Saturday night. Last night. I stayed with her. In the middle of the night she was moved into the ICU. The best doctors. The best facilities anywhere. They couldn’t quite figure out what she had. We all had to gown and mask up in an isolation room. Oxygen seemed to ease and relax her breathing. Still chatty and sharp as a tack. I slept a little. Nurses came and went as the night dragged on. Two weeks ago she had been gallivanting around on a holiday with a friend in Cairns, out to the Reef, to the Daintree.
Down at the creek. Water streamed and bubbled between rocks. My brother and I had come down here a month or two before in a storm. The creek had been in flood. I was all for pole vaulting the narrowest point in the rapids but eventually we did a bushwalkers river crossing over the torrent. Mum had enjoyed telling all her friends about her grown up boys taking silly risks in her creek. Over the years she had taken all the grandkids down there to play and explore. And when they were older on longer walks on the fire trails beyond.
Sunday afternoon. She knew. We all knew. The doctors knew. There was no coming back. The family. In turn we chatted with her. Said goodbye. Said what we needed to say. Surrounded her with love. We cried. Held hands. Hugged. She tired. Laughed and joked. Was strong. Clear eyed. Unflinching.
We walked back up the track then branched off on a faint little footpad through the scrub. This took us to the smaller side creek. It was darker in here. Less light. Moist and shaded. We’d been through here with Mum. After rain. The small stream had gurgled. Bushes crowded the banks so Mum led us up through the water, over slippery rocks, to a small grotto. Moss covered rocks. A tiny cascade. Miniature ferns. We worried that she would slip or fall or hurt herself. She wanted us to know it and to lead us through with an adventurist sparkle in her eye. This was a special place. Hidden. Protected.

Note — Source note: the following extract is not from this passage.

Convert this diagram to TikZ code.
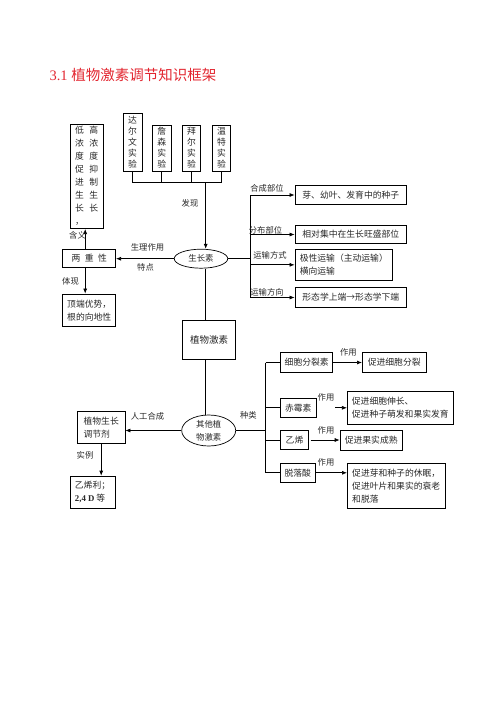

Monday morning. She had held on fiercely. The last two grandkids had arrived. Lucid. More time to say goodbyes again. She told us the last day or two had been the best of her life. More hugs and laughs and tears.
Up towards the rock shelf on the way home lorikeets started piping to one another, filling the bush with song.
Sunday late afternoon. We all learned how to say “Ta tah” from life with grace and love as we held her hands and she left us. Outside her room as we cried and hugged the sun blazed the most beautiful sunset across the whole sky in the west above her bush.